My current setup, from left to right: the new funnel duct (v4), the "defensive tower" (v2), and the original pizza box prototype. The second funnel and the standing fan are not shown.

What’s Next?

  • I still don’t fully understand why the system works as it does. Is it really creating negative pressure and pulling fresh air through the trickle vent, like I first thought? Or is it just mixing the air near the door and propagating it? The next step is to find a way to measure the actual airflow.

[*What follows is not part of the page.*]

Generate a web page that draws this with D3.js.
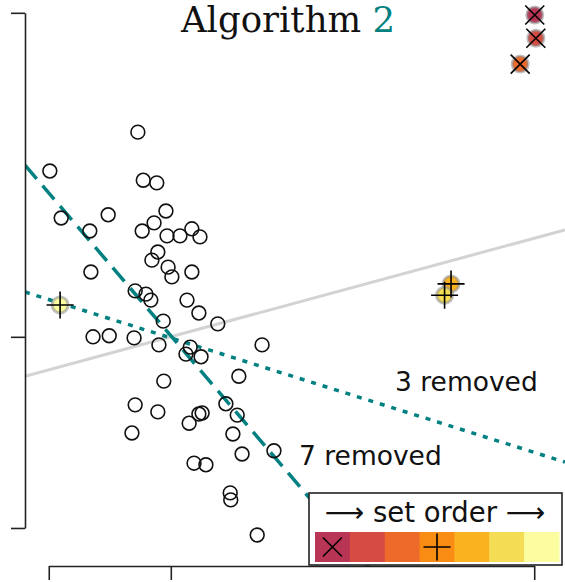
<!DOCTYPE html>
<html>
<head>
<meta charset="utf-8">
<script src="https://cdn.jsdelivr.net/npm/d3@7"></script>
<style>
  html, body { margin: 0; padding: 0; background: #fff; }
  svg { display: block; }
</style>
</head>
<body>
<svg id="chart" width="565" height="582"></svg>
<script>
// Inlier observations
const xVals = [2.09, 0.46, 2.19, 2.44, 0.67, 1.54, 1.20, 2.61, 2.39, 2.17,
               2.63, 2.87, 3.09, 3.24, 2.46, 2.35, 2.65, 3.09, 1.22, 2.72,
               2.04, 2.24, 2.33, 3.00, 3.22, 2.56, 3.57, 1.26, 1.56, 2.02,
               2.48, 3.06, 2.98, 3.26, 4.39, 2.57, 3.96, 2.04, 2.46, 3.28,
               3.22, 3.04, 1.98, 3.72, 3.93, 3.85, 4.02, 4.61, 3.13, 3.35,
               3.80, 3.81, 4.30];
const yVals = [7.96, 7.24, 7.07, 7.02, 6.37, 6.43, 6.13, 6.50, 6.28, 6.13,
               6.04, 6.04, 6.17, 6.02, 5.74, 5.59, 5.46, 5.37, 5.37, 5.28,
               5.02, 4.96, 4.85, 4.85, 4.61, 4.46, 4.41, 4.17, 4.19, 4.15,
               4.02, 3.98, 3.85, 3.80, 4.02, 3.35, 3.44, 2.91, 2.78, 2.76,
               2.74, 2.57, 2.39, 2.93, 2.72, 2.37, 2.00, 2.06, 1.83, 1.80,
               1.28, 1.15, 0.50];

// Contaminating observations, coloured by the set they belong to
const outX    = [9.44, 9.46, 9.17, 7.89, 7.77, 0.65];
const outY    = [10.13, 9.70, 9.22, 5.15, 4.94, 4.76];
const outSet  = [0, 1, 2, 4, 5, 6];
const outMark = ["x", "x", "x", "+", "+", "+"];

// Fitted lines: y = intercept + slope * x
const fitIntercept = [3.44, 5.00, 7.35];
const fitSlope     = [0.271, -0.315, -1.17];

// Axis ticks (min, median, max)
const xTicks = [0.44, 2.70, 9.43];
const yTicks = [0.63, 4.17, 10.17];

// Legend: seven sets in order, with markers on the first and fourth
const setPalette = ["#b83556", "#d64c42", "#ed6a2a", "#f98c12", "#fbb21f", "#f4dd55", "#fbfda0"];
const legendMarks = ["x", null, null, "+", null, null, null];

const removedLabels = ["3 removed", "7 removed"];

const svg = d3.select("#chart");

const x = d3.scaleLinear().domain([0, 10]).range([25, 565]);
const y = d3.scaleLinear().domain([0, 10]).range([562, 22]);

const ink = "#222";
const teal = "#008080";

// clip region for the fitted lines
svg.append("defs").append("clipPath").attr("id", "plotClip")
  .append("rect").attr("x", x(0)).attr("y", 0)
  .attr("width", x(10) - x(0)).attr("height", 566);

// Fitted lines
const lineStyles = [
  { stroke: "#d3d3d3", width: 3, dash: null },
  { stroke: teal, width: 3.5, dash: "5,7" },
  { stroke: teal, width: 3.5, dash: "18,9" }
];
const fits = fitIntercept.map((b, i) => ({ b, m: fitSlope[i], style: lineStyles[i] }));
const lineGen = d3.line().x(d => x(d[0])).y(d => y(d[1]));
svg.append("g").attr("clip-path", "url(#plotClip)")
  .selectAll("path").data(fits).join("path")
  .attr("d", f => lineGen([[0, f.b], [10, f.b + f.m * 10]]))
  .attr("fill", "none")
  .attr("stroke", f => f.style.stroke)
  .attr("stroke-width", f => f.style.width)
  .attr("stroke-dasharray", f => f.style.dash);

// Inlier circles
svg.append("g").selectAll("circle").data(xVals.map((v, i) => [v, yVals[i]])).join("circle")
  .attr("cx", d => x(d[0])).attr("cy", d => y(d[1])).attr("r", 6.9)
  .attr("fill", "none").attr("stroke", "#111").attr("stroke-width", 1.6);

// Marker helper
function drawMark(g, kind, cx, cy) {
  const p = d3.path();
  if (kind === "x") {
    const s = 9.5;
    p.moveTo(cx - s, cy - s); p.lineTo(cx + s, cy + s);
    p.moveTo(cx - s, cy + s); p.lineTo(cx + s, cy - s);
  } else if (kind === "+") {
    const s = 13.5;
    p.moveTo(cx - s, cy); p.lineTo(cx + s, cy);
    p.moveTo(cx, cy - s); p.lineTo(cx, cy + s);
  }
  g.append("path").attr("d", p.toString())
    .attr("fill", "none").attr("stroke", "#000").attr("stroke-width", 1.6);
}

// Outliers
const outG = svg.append("g");
const outData = outX.map((v, i) => ({ x: v, y: outY[i], set: outSet[i], mark: outMark[i] }));
outG.selectAll("circle").data(outData).join("circle")
  .attr("cx", d => x(d.x)).attr("cy", d => y(d.y)).attr("r", 8)
  .attr("fill", d => setPalette[d.set])
  .attr("stroke", "rgba(140,140,140,0.55)").attr("stroke-width", 3);
outData.forEach(d => drawMark(outG, d.mark, x(d.x), y(d.y)));

// Range-frame axes
const yAxisScale = y.copy().domain([yTicks[0], yTicks[2]]).range([y(yTicks[0]), y(yTicks[2])]);
const xAxisScale = x.copy().domain([xTicks[0], xTicks[2]]).range([x(xTicks[0]), x(xTicks[2])]);

const yAxis = svg.append("g").attr("transform", "translate(25,0)")
  .call(d3.axisLeft(yAxisScale).tickValues(yTicks).tickSize(14).tickSizeOuter(0).tickFormat(""));
const xAxis = svg.append("g").attr("transform", "translate(0,566)")
  .call(d3.axisBottom(xAxisScale).tickValues(xTicks).tickSize(14).tickSizeOuter(0).tickFormat(""));
[yAxis, xAxis].forEach(a => {
  a.selectAll("path, line").attr("stroke", ink).attr("stroke-width", 1.6);
});

// Title
const title = svg.append("text")
  .attr("x", 288).attr("y", 32).attr("text-anchor", "middle")
  .attr("font-family", "'DejaVu Serif', serif").attr("font-size", 35.5)
  .attr("fill", "#111");
title.append("tspan").text("Algorithm ");
title.append("tspan").attr("fill", teal).text("2");

// Annotations for the lines
const sansFont = "'DejaVu Sans', sans-serif";
svg.append("text").attr("x", 395).attr("y", 391)
  .attr("font-family", sansFont).attr("font-size", 26.5).attr("fill", "#111")
  .text(removedLabels[0]);
svg.append("text").attr("x", 299).attr("y", 465)
  .attr("font-family", sansFont).attr("font-size", 26.5).attr("fill", "#111")
  .text(removedLabels[1]);

// Legend
const leg = svg.append("g");
leg.append("rect").attr("x", 309).attr("y", 493).attr("width", 253).attr("height", 72)
  .attr("fill", "#fff").attr("stroke", ink).attr("stroke-width", 1.6);
leg.append("text").attr("x", 435).attr("y", 522).attr("text-anchor", "middle")
  .attr("font-family", sansFont).attr("font-size", 27.5).attr("fill", "#111")
  .text("\u27F6 set order \u27F6");
const cellScale = d3.scaleBand().domain(d3.range(setPalette.length)).range([315, 559]).padding(0);
leg.selectAll("rect.cell").data(setPalette).join("rect").attr("class", "cell")
  .attr("x", (c, i) => cellScale(i)).attr("y", 532)
  .attr("width", cellScale.bandwidth() + 0.5).attr("height", 30)
  .attr("fill", c => c);
legendMarks.forEach((m, i) => {
  if (m) drawMark(leg, m, cellScale(i) + cellScale.bandwidth() / 2, 547);
});
</script>
</body>
</html>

  • The other improvement is more practical. Right now, my setup is a functional but messy collection of parts. I’d like to design and print a single, clean enclosure to hold all the fans. It would look better and be much easier to move out of the way when I need to.

Build Your Own

  • 3D Models & Code: on GitHub
  • Primary Fan: Noctua NF-F12 PWM — for its high static pressure
  • Fan Controller: Noctua NA-FC1 — for easy manual fan speed control
  • Power supply: Noctua NV-PS1 — also packs 1-to-3 splitter cable
  • CO2 Monitor: AirGradient DIY v4
  • Standing fan: Xiaomi Mi Smart Standing Fan 2 — at 1% speed it’s almost as quiet as the smaller fans

So, Am I Mickey Mouse Now?

I don’t wake up with a cartoonish smile every day. But my mornings are better. The grogginess is mostly gone, and I feel more rested. Of course, it could be the summer starting (circadian rhythm/melatonin change, etc), placebo or some combinations of factors.

Most importantly, I loved the process. I learned about ventilation, got better at 3D modeling for 3D printing, and felt the satisfaction of building something real that solved my own problem. That journey, with all its mistakes and small victories, was the real reward.